Yahoo Finance's Daniel Howley writes:
Grace is the processor that Nvidia pairs with two Blackwell or two Blackwell Ultra GPUs to form its GB200 and GB300 AI superchips.
The Grace-only servers come at a time when Nvidia is angling to capitalize on the growing demand for traditional CPUs as hyperscalers increasingly look to the chips to help power some AI inferencing and agentic AI applications.
“Nvidia has been on the path of providing more of the content in the data center for a while,” Gil Luria, managing director and head of technology at D.A. Davidson, told Yahoo Finance.
“The addition of Mellanox [a networking company Nvidia acquired in 2020] put them into the networking category as well. So when they sell into the data center, they're actually selling almost a vast majority of the value. But it makes sense for them to increase that value even further by adding CPU capacity.”
Read more here.
Opendoor's (OPEN) stock jumped 14% during premarket hours on Friday, despite posting a fourth quarter loss of $1.26 per share, missing analysts' estimates. Revenue reached $736 million, surpassing Wall Street estimates of $576.94 million.

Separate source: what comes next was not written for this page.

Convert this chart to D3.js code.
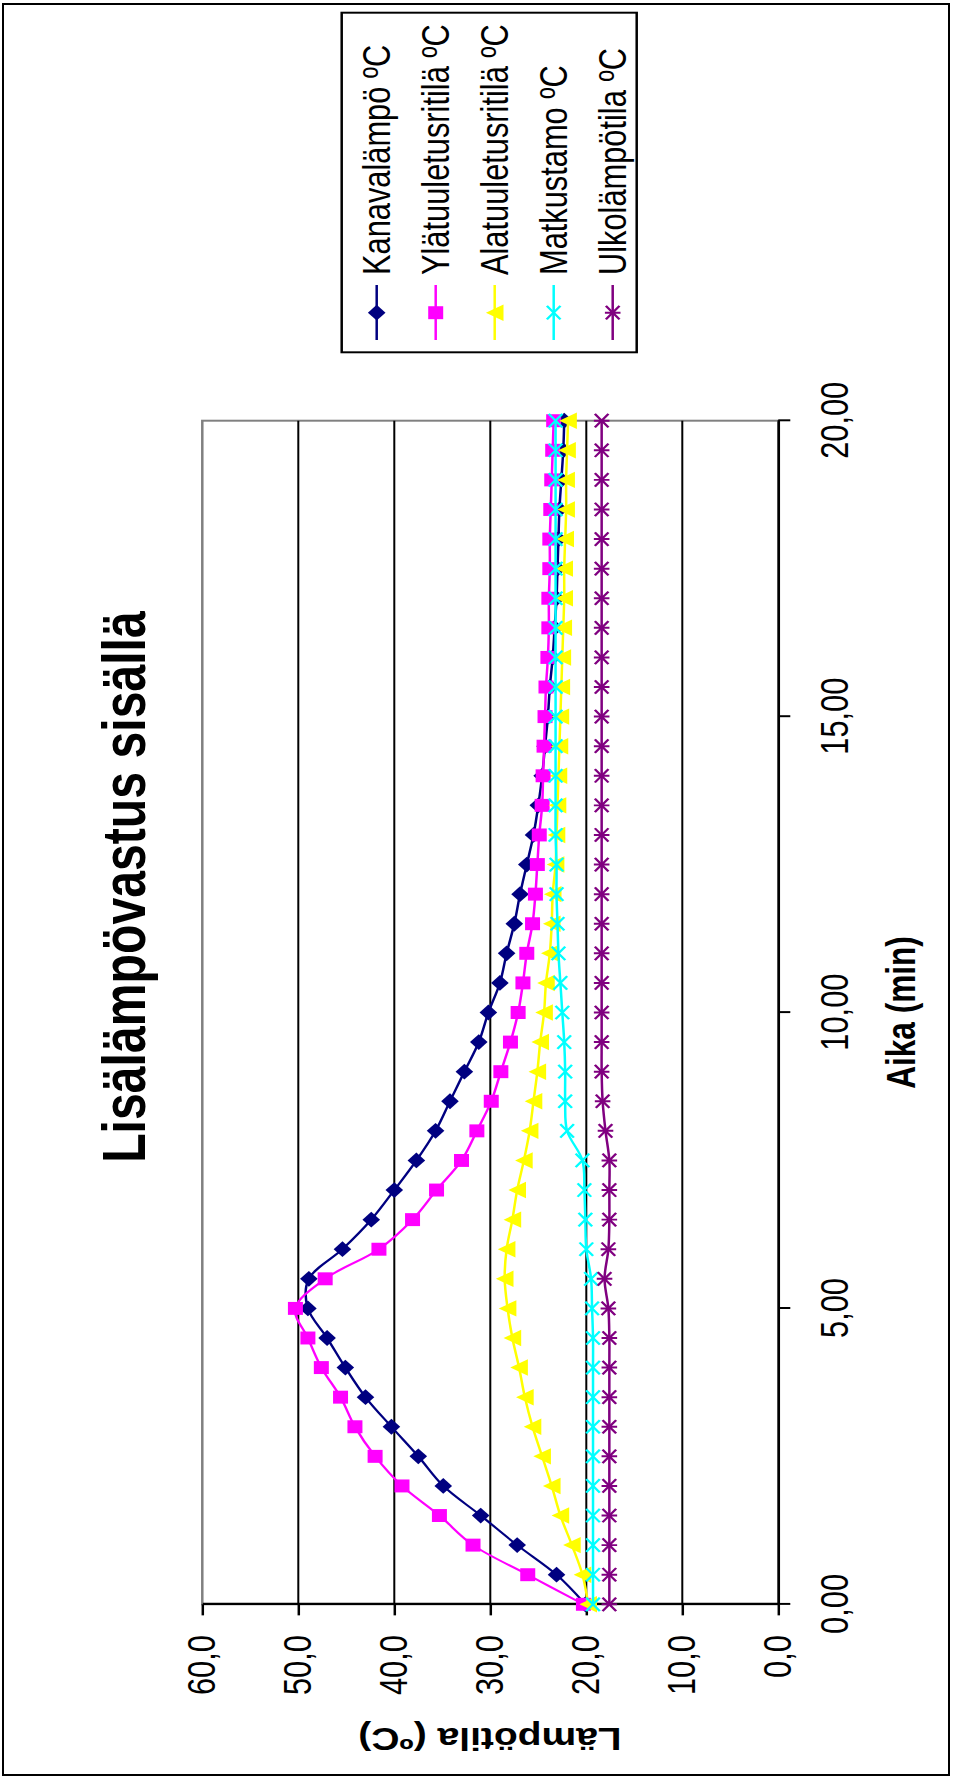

The digital real estate company also reported that home purchases had risen 46% quarter-over-quarter.
Investing.com reports:
Chief Executive Officer Kaz Nejatian emphasized that the current results validate the company's long-term roadmap toward sustainable profitability. He noted that structural improvements in pricing and inventory turns are now beginning to materialize in the financial data.
“These results reflect structural improvements in how we operate with more accurate pricing, faster inventory turns, and disciplined selection,” Nejatian said in the earnings release. “The evidence of progress is clear.”
Looking ahead, management is prioritizing a return to positive adjusted net income by the end of 2026 on a rolling twelve-month basis. For the first quarter of 2026, the company anticipates an adjusted EBITDA loss between $30 million and $35 million.
“We're focused on making the right long-term decisions to rebuild Opendoor rather than managing to short-term guidance,” the company stated regarding its forward-looking guideposts. Revenue is expected to decline by approximately 10% in the upcoming quarter.
Read more here.
Reuters reports:
Nvidia (NVDA) is close to finalizing a $30 billion investment into OpenAI that will replace the long-term $100 billion commitment agreed upon by the companies last year, the Financial Times reported on Thursday, citing sources.
The deal, which would be part of a new funding round for the artificial intelligence start-up, could be finalized as early as this weekend, the report added.
Reuters could not immediately verify the report. Nvidia declined to comment.
ChatGPT maker OpenAI is looking to raise up to $100 billion in its latest funding round, valuing it at about $830 billion, Reuters reported in January.